Bounties serve as both a mechanical tracker of player notoriety and a storytelling engine for escalating threats. They are not just numbers—they shape how the world reacts, who comes after the crew, and what opportunities open up.


Initial Bounty Determination

When a player first enters the campaign, their bounty is determined by how visible, disruptive, or dangerous their early actions are.

  • Low-Key Characters (0 – 1,000 Berries):

    • Stay out of fights, avoid public chaos, and keep a low profile.

    • May have no bounty at all, or a token “wanted” notice.

    • Seen as petty criminals, if noticed at all.

  • Small-Time Trouble (5,000 – 10,000 Berries):

    • Engages in first significant fights (e.g., beating pirates, brawling with Marines).

    • Makes a public scene or disrupts an island’s peace.

    • Bounty posters may start circulating in a few towns.

  • High-Profile Debut (15,000 – 30,000 Berries):

    • Defeats a Marine officer or local pirate captain.

    • Destroys government property, terrorizes civilians, or otherwise draws major attention.

    • Posters printed across a region; names begin to spread among pirates and Marines alike.


Bounty Growth Triggers

The DM increases bounties based on story actions. Consider:

  1. Scale of Violence: Number of casualties, size of battles, destruction caused.

  2. Targets Defeated: Beating higher-ranked Marines or famous pirates spikes bounties.

  3. Symbolic Acts: Burning flags, freeing slaves, raiding Marine bases, aiding revolutionaries.

  4. Witnesses: If no one lives to tell the tale, the World Government may not update the bounty right away.

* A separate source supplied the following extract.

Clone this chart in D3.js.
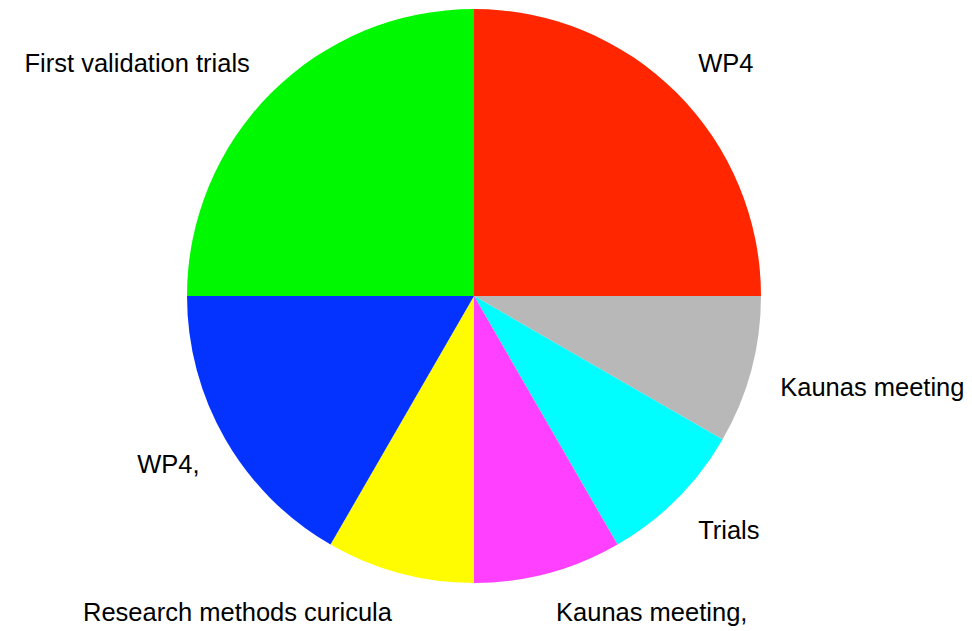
<!DOCTYPE html>
<html>
<head>
<meta charset="utf-8">
<script src="https://cdn.jsdelivr.net/npm/d3@7"></script>
<style>
  html, body { margin: 0; padding: 0; background: #fff; }
  svg { display: block; }
</style>
</head>
<body>
<div id="chart"></div>
<script>
// slices, clockwise from 12 o'clock
const labels = ['WP4', 'Kaunas meeting', 'Trials', 'Kaunas meeting,', 'Research methods curicula', 'WP4,', 'First validation trials'];
const values = [3, 1, 1, 1, 1, 2, 3];
const colors = ['#ff2600', '#b8b8b8', '#00fdff', '#ff40ff', '#fffb00', '#0433ff', '#00f900'];

const width = 972;
const height = 631;
const cx = 474;
const cy = 296;
const radius = 287;
const labelRadius = 317;
const fontSize = 25.5;

const data = labels.map((label, i) => ({ label, value: values[i], color: colors[i] }));

const svg = d3.select('#chart')
    .append('svg')
    .attr('width', width)
    .attr('height', height);

const g = svg.append('g')
    .attr('transform', `translate(${cx},${cy})`);

const pie = d3.pie()
    .sort(null)
    .value(d => d.value);

const arc = d3.arc()
    .innerRadius(0)
    .outerRadius(radius);

const arcs = pie(data);

// slices
g.selectAll('path')
    .data(arcs)
    .enter()
    .append('path')
    .attr('fill', d => d.data.color)
    .attr('d', arc);

// labels: point on mid angle, text hangs off it away from the pie
const labelPos = d => {
    const a = (d.startAngle + d.endAngle) / 2;
    return [Math.sin(a) * labelRadius, -Math.cos(a) * labelRadius];
};

g.selectAll('text')
    .data(arcs)
    .enter()
    .append('text')
    .attr('x', d => labelPos(d)[0])
    .attr('y', d => labelPos(d)[1])
    .attr('dy', d => labelPos(d)[1] > 0 ? fontSize * 0.72 : 0)
    .attr('text-anchor', d => labelPos(d)[0] >= 0 ? 'start' : 'end')
    .style('font-family', '"Liberation Sans", Arial, Helvetica, sans-serif')
    .style('font-size', fontSize + 'px')
    .style('fill', '#000')
    .text(d => d.data.label);
</script>
</body>
</html>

  5. Publicity: If newspapers (e.g., World Economy News) catch wind, increases may be exaggerated.


Bounty Growth Pace

Bounties should rise in waves, not increments, to create dramatic story beats.

  • Minor Jump: +1,000 to +5,000 Berries (small fights, roughing up guards).

  • Moderate Jump: +10,000 to +20,000 Berries (defeating captains, raiding ships).

  • Major Jump: +30,000 to +100,000+ Berries (destroying fleets, toppling islands, defeating Vice Admirals).


Scaling System (Franz Reference)

Use these tiers to quickly categorize how the world responds:

| Bounty Range | Player Status | World Reaction | DM Tools |

|----------------|------------------|------------------------------------------|-----------------------------------|

| 0 – 1k | Unknown | Civilians ignore, Marines unconcerned | No posters |

| 5k – 10k | Local Nuisance | Local Marines pay attention | First poster issued |

| 15k – 30k | Rising Threat | Regional Marines, minor hunters | Posters on multiple islands |

| 50k – 100k | Regional Menace | Bounty hunters stalk, Commodores dispatched | Rumors spread across seas |

| 100k – 300k | Infamous Pirate | Vice Admirals intervene, CP9 interest | Global newspaper coverage |

| 300k – 500k | World Disruptor | Admirals mobilize, nations prepare | Crew compared to Warlords |

| 500k+ | Emperor-Tier | Yonko rivals, WG fears world shift | Entire fleets mobilize |


DM Tools & Flexibility

  • Hidden Bounty Updates: Sometimes raise the bounty off-screen; players discover it through posters, rumors, or Marine briefings.

  • Overblown Numbers: Newspapers may exaggerate for drama—sometimes higher than what players feel they earned.

  • Delayed Recognition: If no witnesses, bounty may update weeks later when news leaks.

  • Crew wide Posters: At higher levels, the entire crew may be given shared posters, or each gets an individual one.